Parents de tueurs raconte d’abord ce que l’on peut attendre : l’hébétude, l’incompréhension, l’amertume, le désarroi des parents. Le sentiment d’avoir élevé un inconnu. Il aborde aussi une expérience plus complexe : une mère, rapidement informée que son fils est le responsable d’une fusillade, confie avoir espéré que celui-ci ne s’en sorte pas. C’est un choc tellement grand qu’il n’existe pas de manière unique et idéale de le gérer. Parents de tueurs dépeint les réactions très différentes face à la perte. Et si la relation intime installée par la caméra avec les parents permet d’entendre leur incessante remise en question et leur autocritique, le documentaire s’intéresse aussi beaucoup au monde qui les entoure.

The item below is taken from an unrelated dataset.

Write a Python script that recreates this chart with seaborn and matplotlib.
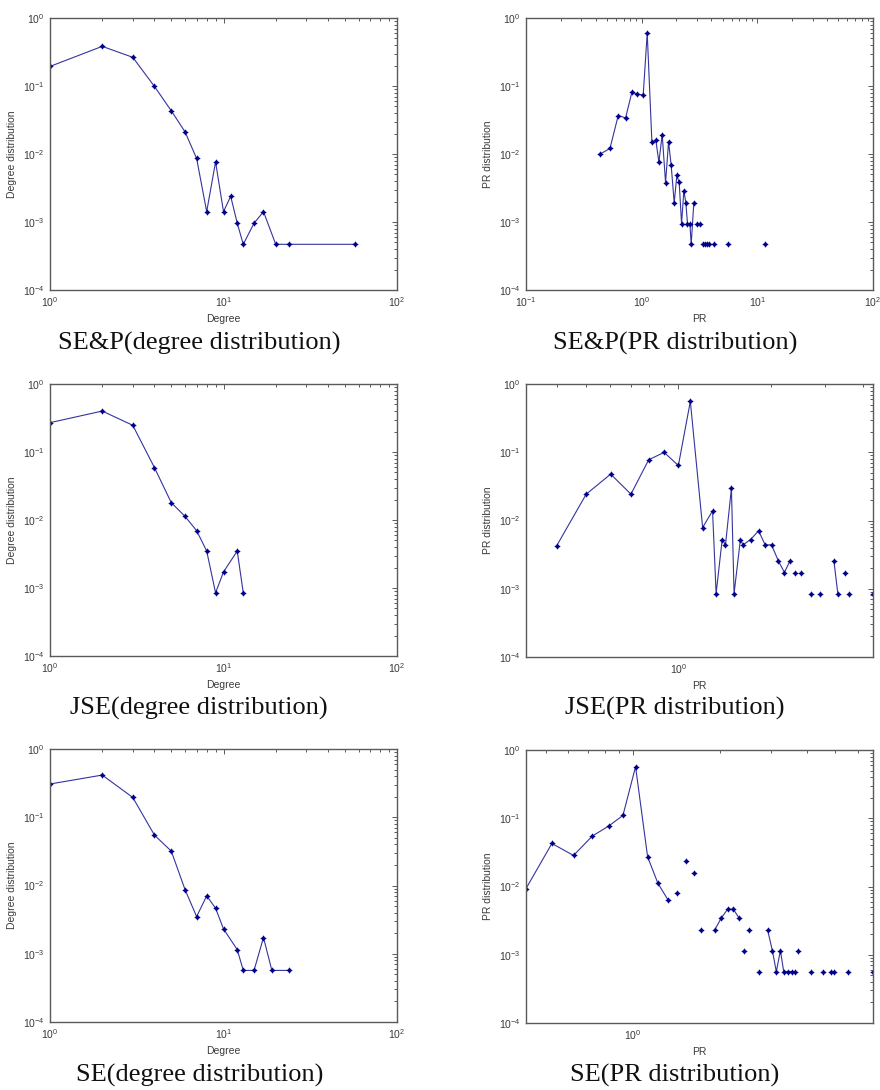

Les trois parents filmés par les cinéastes ont survécu et semblent vivre comme n’importe qui : ils sont filmés en faisant leur vaisselle, en rangeant leurs courses, en astiquant des bibelots. Mais comment se reconstruire en tant que personne et en tant que communauté ? Comment la société traite-t-elle ces parents, qu’il s’agisse des voisins, des autorités ou de la famille des victimes ? Si Parents de tueurs se penche douloureusement sur un passé traumatique, il questionne aussi la société dans laquelle nous vivons aujourd’hui, et comment l’utilisation du tueur comme bouc émissaire permet de ne jamais s’interroger sur le harcèlement et la violence scolaire.
Frida et Lasse Barkfors relatent avec épure des histoires qui, de toute évidence, n’ont guère besoin de dramatisation supplémentaire. Le film pousse comme on l’a dit des portes et ouvre une réflexion. Il examine le réflexe de la déshumanisation (des tueurs mais aussi de leurs parents) qui constitue une impasse. Les parents continuent à vivre dans la sidération et l’incapacité à comprendre. Mais ils peuvent aussi renouer avec les familles de victimes, voire trouver l’amour. Et si le film rappelle de manière glaçante la double peine dont les parents sont victimes (au deuil s’ajoute l’exclusion de la société), Parents de tueurs raconte aussi la possibilité d’une écoute, d’une connexion et d’une chaleur humaine.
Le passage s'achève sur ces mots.